Work instructions: Begin at the first line below and copy each line exactly, ending with the line where "202, 206, 207]" appears.

========

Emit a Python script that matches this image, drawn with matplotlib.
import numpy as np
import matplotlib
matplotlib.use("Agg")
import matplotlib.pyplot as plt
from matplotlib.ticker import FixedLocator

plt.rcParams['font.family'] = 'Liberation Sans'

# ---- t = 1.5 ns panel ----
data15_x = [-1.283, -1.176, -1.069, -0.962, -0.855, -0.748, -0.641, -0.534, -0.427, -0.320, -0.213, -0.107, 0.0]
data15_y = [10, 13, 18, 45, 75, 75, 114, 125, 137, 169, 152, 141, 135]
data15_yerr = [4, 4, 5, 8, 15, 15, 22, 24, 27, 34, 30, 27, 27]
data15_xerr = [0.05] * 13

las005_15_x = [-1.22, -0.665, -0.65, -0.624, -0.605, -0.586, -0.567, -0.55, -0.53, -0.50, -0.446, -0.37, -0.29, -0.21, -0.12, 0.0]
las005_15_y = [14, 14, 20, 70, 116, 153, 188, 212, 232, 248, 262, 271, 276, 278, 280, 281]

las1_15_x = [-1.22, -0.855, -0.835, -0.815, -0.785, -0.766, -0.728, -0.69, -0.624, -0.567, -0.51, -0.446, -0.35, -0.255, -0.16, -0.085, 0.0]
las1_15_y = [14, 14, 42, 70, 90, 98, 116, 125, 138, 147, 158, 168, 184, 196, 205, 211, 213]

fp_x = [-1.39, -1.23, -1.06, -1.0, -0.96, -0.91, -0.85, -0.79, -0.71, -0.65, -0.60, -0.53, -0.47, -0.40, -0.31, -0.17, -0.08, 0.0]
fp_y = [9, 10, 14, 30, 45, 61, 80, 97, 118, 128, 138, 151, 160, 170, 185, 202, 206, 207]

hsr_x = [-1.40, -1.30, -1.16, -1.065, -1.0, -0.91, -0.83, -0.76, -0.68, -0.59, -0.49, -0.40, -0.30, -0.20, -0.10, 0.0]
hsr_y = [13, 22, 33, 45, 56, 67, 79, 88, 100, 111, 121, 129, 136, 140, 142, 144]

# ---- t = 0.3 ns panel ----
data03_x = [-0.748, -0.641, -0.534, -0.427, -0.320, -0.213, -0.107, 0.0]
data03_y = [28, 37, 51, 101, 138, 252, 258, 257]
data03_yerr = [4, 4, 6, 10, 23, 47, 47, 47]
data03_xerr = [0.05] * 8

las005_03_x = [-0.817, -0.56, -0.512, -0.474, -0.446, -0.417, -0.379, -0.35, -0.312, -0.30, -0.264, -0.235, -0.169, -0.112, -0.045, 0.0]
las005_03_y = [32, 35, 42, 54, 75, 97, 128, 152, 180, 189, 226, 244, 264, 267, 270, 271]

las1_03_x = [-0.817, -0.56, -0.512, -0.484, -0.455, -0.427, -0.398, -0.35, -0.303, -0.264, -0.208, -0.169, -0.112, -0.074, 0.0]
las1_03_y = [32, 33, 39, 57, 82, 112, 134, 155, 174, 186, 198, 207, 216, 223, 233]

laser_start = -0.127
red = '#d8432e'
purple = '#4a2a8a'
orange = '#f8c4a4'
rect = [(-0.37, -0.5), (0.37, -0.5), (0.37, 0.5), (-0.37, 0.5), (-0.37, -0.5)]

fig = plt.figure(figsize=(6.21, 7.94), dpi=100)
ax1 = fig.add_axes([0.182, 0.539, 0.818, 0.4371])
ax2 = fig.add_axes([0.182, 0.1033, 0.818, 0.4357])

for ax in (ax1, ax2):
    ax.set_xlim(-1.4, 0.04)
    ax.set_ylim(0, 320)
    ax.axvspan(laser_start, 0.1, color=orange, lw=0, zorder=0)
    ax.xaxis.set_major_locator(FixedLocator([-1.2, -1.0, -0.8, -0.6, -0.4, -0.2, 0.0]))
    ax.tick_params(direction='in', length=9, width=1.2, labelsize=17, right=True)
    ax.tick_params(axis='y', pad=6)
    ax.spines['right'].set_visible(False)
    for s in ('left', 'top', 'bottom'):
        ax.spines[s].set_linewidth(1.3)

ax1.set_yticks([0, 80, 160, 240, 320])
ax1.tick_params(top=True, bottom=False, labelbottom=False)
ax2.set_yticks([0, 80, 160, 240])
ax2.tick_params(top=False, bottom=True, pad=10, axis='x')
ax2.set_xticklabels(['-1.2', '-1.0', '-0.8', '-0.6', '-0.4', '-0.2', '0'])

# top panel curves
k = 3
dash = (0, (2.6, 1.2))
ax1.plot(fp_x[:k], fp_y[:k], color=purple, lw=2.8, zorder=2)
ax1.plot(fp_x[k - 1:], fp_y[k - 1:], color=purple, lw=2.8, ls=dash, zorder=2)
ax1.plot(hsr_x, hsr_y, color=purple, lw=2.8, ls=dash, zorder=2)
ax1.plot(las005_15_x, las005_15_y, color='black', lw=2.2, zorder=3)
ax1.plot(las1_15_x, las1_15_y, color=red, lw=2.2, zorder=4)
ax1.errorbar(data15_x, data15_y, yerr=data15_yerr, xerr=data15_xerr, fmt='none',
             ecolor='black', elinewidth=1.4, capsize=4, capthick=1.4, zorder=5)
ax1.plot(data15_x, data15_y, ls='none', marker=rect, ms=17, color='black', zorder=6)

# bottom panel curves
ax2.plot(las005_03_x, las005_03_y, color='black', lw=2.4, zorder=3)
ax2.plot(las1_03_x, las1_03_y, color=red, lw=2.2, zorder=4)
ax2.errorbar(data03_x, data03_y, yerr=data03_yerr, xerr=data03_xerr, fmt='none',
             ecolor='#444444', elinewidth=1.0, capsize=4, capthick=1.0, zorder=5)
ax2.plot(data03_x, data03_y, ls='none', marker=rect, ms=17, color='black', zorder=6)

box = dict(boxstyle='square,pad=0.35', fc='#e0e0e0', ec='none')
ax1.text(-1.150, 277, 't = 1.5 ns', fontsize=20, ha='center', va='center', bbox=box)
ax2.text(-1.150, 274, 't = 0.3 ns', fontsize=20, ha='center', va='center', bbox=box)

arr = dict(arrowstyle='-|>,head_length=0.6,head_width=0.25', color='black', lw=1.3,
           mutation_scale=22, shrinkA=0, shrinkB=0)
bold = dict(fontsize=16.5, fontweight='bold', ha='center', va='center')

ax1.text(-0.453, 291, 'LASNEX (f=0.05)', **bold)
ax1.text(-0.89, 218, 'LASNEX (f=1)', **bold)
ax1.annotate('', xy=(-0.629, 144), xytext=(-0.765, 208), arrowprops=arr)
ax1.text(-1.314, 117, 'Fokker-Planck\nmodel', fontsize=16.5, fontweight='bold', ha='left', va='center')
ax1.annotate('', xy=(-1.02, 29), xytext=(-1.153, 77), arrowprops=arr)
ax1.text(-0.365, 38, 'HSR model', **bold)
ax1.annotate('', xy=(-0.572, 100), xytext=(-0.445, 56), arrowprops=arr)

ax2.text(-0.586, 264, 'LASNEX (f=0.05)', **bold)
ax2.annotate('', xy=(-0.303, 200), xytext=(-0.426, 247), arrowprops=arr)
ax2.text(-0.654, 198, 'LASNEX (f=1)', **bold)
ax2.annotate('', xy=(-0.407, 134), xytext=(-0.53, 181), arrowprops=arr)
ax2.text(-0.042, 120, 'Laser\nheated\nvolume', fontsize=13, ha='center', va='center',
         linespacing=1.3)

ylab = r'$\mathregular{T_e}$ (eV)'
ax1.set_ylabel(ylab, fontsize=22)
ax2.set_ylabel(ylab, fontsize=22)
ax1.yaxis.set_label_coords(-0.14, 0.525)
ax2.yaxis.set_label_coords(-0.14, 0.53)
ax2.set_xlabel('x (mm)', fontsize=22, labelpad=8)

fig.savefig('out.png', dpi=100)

========

Right answer:
Emit a Python script that matches this image, drawn with matplotlib.
import numpy as np
import matplotlib
matplotlib.use("Agg")
import matplotlib.pyplot as plt
from matplotlib.ticker import FixedLocator

plt.rcParams['font.family'] = 'Liberation Sans'

# ---- t = 1.5 ns panel ----
data15_x = [-1.283, -1.176, -1.069, -0.962, -0.855, -0.748, -0.641, -0.534, -0.427, -0.320, -0.213, -0.107, 0.0]
data15_y = [10, 13, 18, 45, 75, 75, 114, 125, 137, 169, 152, 141, 135]
data15_yerr = [4, 4, 5, 8, 15, 15, 22, 24, 27, 34, 30, 27, 27]
data15_xerr = [0.05] * 13

las005_15_x = [-1.22, -0.665, -0.65, -0.624, -0.605, -0.586, -0.567, -0.55, -0.53, -0.50, -0.446, -0.37, -0.29, -0.21, -0.12, 0.0]
las005_15_y = [14, 14, 20, 70, 116, 153, 188, 212, 232, 248, 262, 271, 276, 278, 280, 281]

las1_15_x = [-1.22, -0.855, -0.835, -0.815, -0.785, -0.766, -0.728, -0.69, -0.624, -0.567, -0.51, -0.446, -0.35, -0.255, -0.16, -0.085, 0.0]
las1_15_y = [14, 14, 42, 70, 90, 98, 116, 125, 138, 147, 158, 168, 184, 196, 205, 211, 213]

fp_x = [-1.39, -1.23, -1.06, -1.0, -0.96, -0.91, -0.85, -0.79, -0.71, -0.65, -0.60, -0.53, -0.47, -0.40, -0.31, -0.17, -0.08, 0.0]
fp_y = [9, 10, 14, 30, 45, 61, 80, 97, 118, 128, 138, 151, 160, 170, 185, 202, 206, 207]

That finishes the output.